Fig. 6 Wet event properties for RCP4.5 and RCP8.5.

When the variable of interest falls above +1 SD from the baseline average, it is considered as a wet event. Wet events are defined by the number of events, average duration, and maximum severity for each 30-year time slice. The gray shaded area represents the baseline period. The severity of each wet event is defined as the sum of monthly deviations of the variable of interest exceeding +1 SD from the baseline period over a continuous period of one or more months (see figs. S1 and S2 for details). Duration of a wet event is defined as the number of months of a continuous period over which the monthly deviation of the variable of interest is above +1 SD.

Under RCP4.5, Jordan is likely to experience a gradual decline in the occurrence of extremely wet months. Compared to the baseline period, under RCP4.5, the chance of occurrence of an extreme precipitation event (>2 SD) reduces by 85%, and the chance of occurrence of a severe precipitation event (>1.5 SD) reduces by 73% during 2071–2100 (fig. S1). The effect of increased warming and the subsequent reduction of the wet events in the case of soil moisture and streamflow are experienced at a slower pace, and even under RCP8.5, the region is likely to see months with streamflow and soil moisture values higher than 1.5 to 2 SD, until 2070 (Fig. 6 and fig. S1).

Although inconsistent climate variability across independent climate models or between models and observations is not surprising (33), we find that the variance of the future projections of the multimodel mean is ~35% smaller than that in precipitation, soil moisture, and streamflow during the baseline period (Figs. 1, C and D, and 2, A to D). The decline in variance is more evident in RCP8.5, which is consistent with significantly lower occurrence of wet events under this scenario. This reduced variance does not appear to be due to bias correction as suggested by a 5-year period (2011–2015), during which we validated the bias-corrected precipitation versus observed precipitation (Fig. 1, C and D).

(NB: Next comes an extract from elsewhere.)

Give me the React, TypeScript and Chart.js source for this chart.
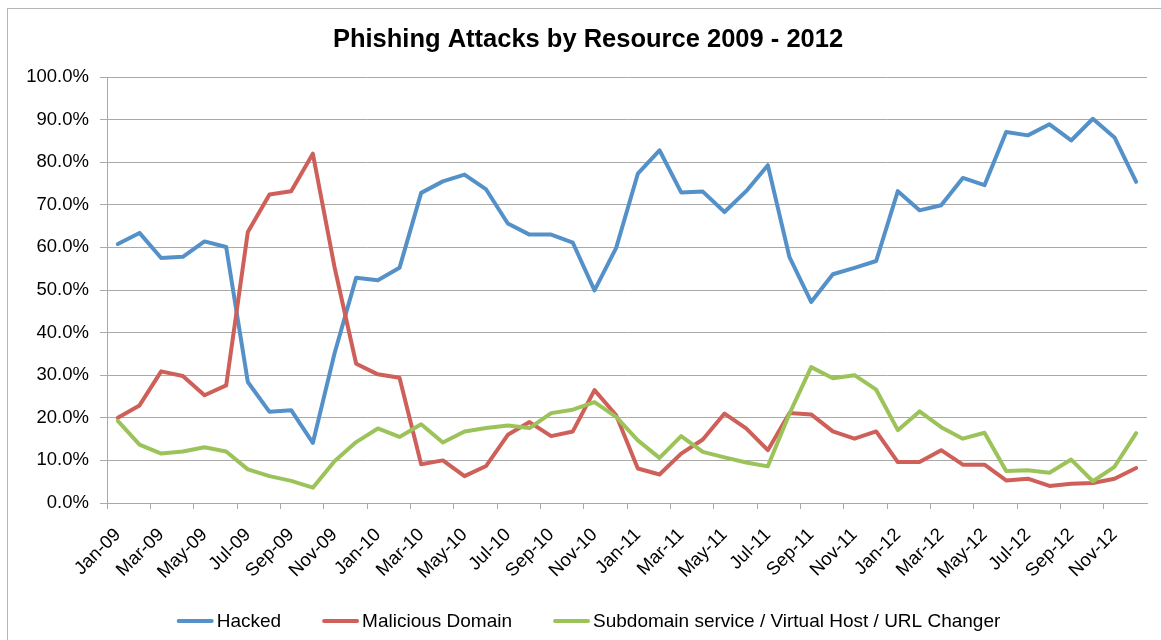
import React, { useEffect, useRef } from "react";
import { Chart, registerables } from "chart.js";

Chart.register(...registerables);

const months: string[] = [
  "Jan-09", "Feb-09", "Mar-09", "Apr-09", "May-09", "Jun-09", "Jul-09", "Aug-09", "Sep-09", "Oct-09", "Nov-09", "Dec-09",
  "Jan-10", "Feb-10", "Mar-10", "Apr-10", "May-10", "Jun-10", "Jul-10", "Aug-10", "Sep-10", "Oct-10", "Nov-10", "Dec-10",
  "Jan-11", "Feb-11", "Mar-11", "Apr-11", "May-11", "Jun-11", "Jul-11", "Aug-11", "Sep-11", "Oct-11", "Nov-11", "Dec-11",
  "Jan-12", "Feb-12", "Mar-12", "Apr-12", "May-12", "Jun-12", "Jul-12", "Aug-12", "Sep-12", "Oct-12", "Nov-12", "Dec-12",
];

const hacked: number[] = [
  60.8, 63.4, 57.5, 57.8, 61.4, 60.1, 28.4, 21.4, 21.8, 14.1, 35.1, 52.9,
  52.3, 55.2, 72.8, 75.5, 77.1, 73.6, 65.6, 63.0, 63.0, 61.1, 49.9, 59.9,
  77.3, 82.8, 72.9, 73.1, 68.3, 73.2, 79.3, 57.7, 47.2, 53.7, 55.2, 56.8,
  73.2, 68.7, 69.9, 76.3, 74.6, 87.1, 86.3, 88.9, 85.1, 90.2, 85.8, 75.4,
];

const maliciousDomain: number[] = [
  20.0, 22.9, 30.9, 29.8, 25.3, 27.6, 63.6, 72.4, 73.2, 82.0, 55.4, 32.7,
  30.2, 29.4, 9.1, 10.0, 6.3, 8.7, 16.0, 19.0, 15.7, 16.8, 26.5, 20.6,
  8.1, 6.7, 11.6, 14.9, 21.0, 17.5, 12.4, 21.1, 20.8, 16.8, 15.1, 16.8,
  9.6, 9.6, 12.4, 9.0, 9.0, 5.3, 5.7, 4.0, 4.5, 4.7, 5.7, 8.2,
];

const subdomain: number[] = [
  19.3, 13.7, 11.6, 12.1, 13.1, 12.1, 7.9, 6.3, 5.2, 3.6, 9.8, 14.3,
  17.5, 15.5, 18.5, 14.2, 16.8, 17.6, 18.2, 17.6, 21.1, 21.9, 23.7, 20.2,
  14.7, 10.6, 15.7, 12.0, 10.7, 9.5, 8.6, 21.0, 31.9, 29.3, 30.0, 26.6,
  17.1, 21.5, 17.8, 15.1, 16.5, 7.5, 7.7, 7.1, 10.2, 5.1, 8.5, 16.4,
];

const seriesNames: string[] = [
  "Hacked",
  "Malicious Domain",
  "Subdomain service / Virtual Host / URL Changer",
];
const seriesColors: string[] = ["#5591C9", "#CE5F59", "#9CC35A"];

const titleText = "Phishing Attacks by Resource 2009 - 2012";
const FONT = "'Liberation Sans', Arial, Helvetica, sans-serif";
const GRID = "#a9a9a9";

const decorPlugin = {
  id: "decor",
  beforeDraw(chart: any) {
    const ctx = chart.ctx;
    ctx.save();
    ctx.fillStyle = "#ffffff";
    ctx.fillRect(0, 0, chart.width, chart.height);
    ctx.strokeStyle = "#b5b5b5";
    ctx.lineWidth = 1;
    ctx.strokeRect(7.5, 8.5, 1400, 1000);
    ctx.restore();
  },
  afterDraw(chart: any) {
    const ctx = chart.ctx;
    ctx.save();
    // title
    ctx.fillStyle = "#000";
    ctx.font = `bold 25.5px ${FONT}`;
    ctx.textAlign = "center";
    ctx.textBaseline = "middle";
    ctx.fillText(titleText, 588, 40);
    // legend
    ctx.font = `19px ${FONT}`;
    ctx.textAlign = "left";
    const lineW = 35;
    const gapText = 4;
    const gapItem = 42;
    const widths = seriesNames.map((n) => lineW + gapText + ctx.measureText(n).width);
    const total = widths.reduce((a, b) => a + b, 0) + gapItem * (seriesNames.length - 1);
    let x = 589 - total / 2;
    const y = 621;
    seriesNames.forEach((n, i) => {
      ctx.strokeStyle = seriesColors[i];
      ctx.lineWidth = 4;
      ctx.lineCap = "round";
      ctx.beginPath();
      ctx.moveTo(x + 1, y);
      ctx.lineTo(x + lineW - 1, y);
      ctx.stroke();
      ctx.fillStyle = "#000";
      ctx.fillText(n, x + lineW + gapText, y + 1);
      x += widths[i] + gapItem;
    });
    ctx.restore();
  },
};

export default function App() {
  const ref = useRef<HTMLCanvasElement | null>(null);
  useEffect(() => {
    if (!ref.current) return;
    const data = [hacked, maliciousDomain, subdomain];
    const chart = new Chart(ref.current, {
      type: "line",
      data: {
        labels: months,
        datasets: data.map((d, i) => ({
          label: seriesNames[i],
          data: d.map((v) => v / 100),
          borderColor: seriesColors[i],
          backgroundColor: seriesColors[i],
          borderWidth: 4,
          pointRadius: 0,
          tension: 0,
          borderJoinStyle: "round" as const,
          borderCapStyle: "round" as const,
          order: 3 - i,
        })),
      },
      options: {
        responsive: false,
        animation: false,
        layout: { padding: { top: 77, right: 14, left: 0, bottom: 0 } },
        plugins: {
          legend: { display: false },
          title: { display: false },
          tooltip: { enabled: false },
        },
        scales: {
          y: {
            min: 0,
            max: 1,
            afterFit: (s: any) => {
              s.width = 107;
            },
            ticks: {
              stepSize: 0.1,
              padding: 11,
              color: "#000",
              font: { family: FONT, size: 18.5 },
              callback: (v: any) => (Number(v) * 100).toFixed(1) + "%",
            },
            grid: { color: GRID, tickLength: 7, lineWidth: 1 },
            border: { color: GRID },
          },
          x: {
            offset: true,
            afterFit: (s: any) => {
              s.height = 137;
              s.paddingRight = 0;
              s.paddingLeft = 0;
            },
            ticks: {
              autoSkip: false,
              minRotation: 45,
              maxRotation: 45,
              padding: 15,
              color: "#000",
              font: { family: FONT, size: 18.5 },
              callback: (_v: any, i: number) => (i % 2 === 0 ? months[i] : ""),
            },
            grid: {
              offset: true,
              drawOnChartArea: false,
              tickLength: 6,
              tickColor: (c: any) => (c.index % 2 === 0 ? GRID : "rgba(0,0,0,0)"),
              color: GRID,
            },
            border: { color: GRID },
          },
        },
      },
      plugins: [decorPlugin],
    });
    return () => chart.destroy();
  }, []);
  return (
    <div style={{ position: "fixed", left: 0, top: 0, width: 1161, height: 640, background: "#fff" }}>
      <canvas ref={ref} width={1161} height={640} style={{ display: "block" }} />
    </div>
  );
}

An examination of the probability density functions (PDFs), reflecting levels of drought severity for meteorological, agricultural, and hydrologic droughts, depicts a shift over time toward drier conditions under RCP8.5 (2071–2100) when compared to the baseline period (Fig. 7, A to C). This shift signifies an increase in drought occurrence and severity in the future. The right (wet) tail of the PDFs for RCP8.5 is flattened, indicating low probability of occurrence of wet events for precipitation, soil moisture, or streamflow. The PDFs for RCP4.5 (2071–2100) also show a temporal shift toward drier conditions, although to a lesser extent.

Fig. 7 Probability distributions show shift toward drier conditions.

Kernel density functions of the (A) meteorological drought indicator, (B) agricultural drought indicator, and (C) hydrologic drought indicator for the baseline period, RCP4.5, and RCP8.5, respectively. The red shaded portion of the density functions indicate dry events, and the blue shaded portion of the density functions indicate wet events. The time periods considered are 1981–2010 for the baseline period and 2071–2100 for RCP4.5 and RCP8.5 scenarios. The pdfs are obtained using a well-established nonparametric kernel density estimation approach (52).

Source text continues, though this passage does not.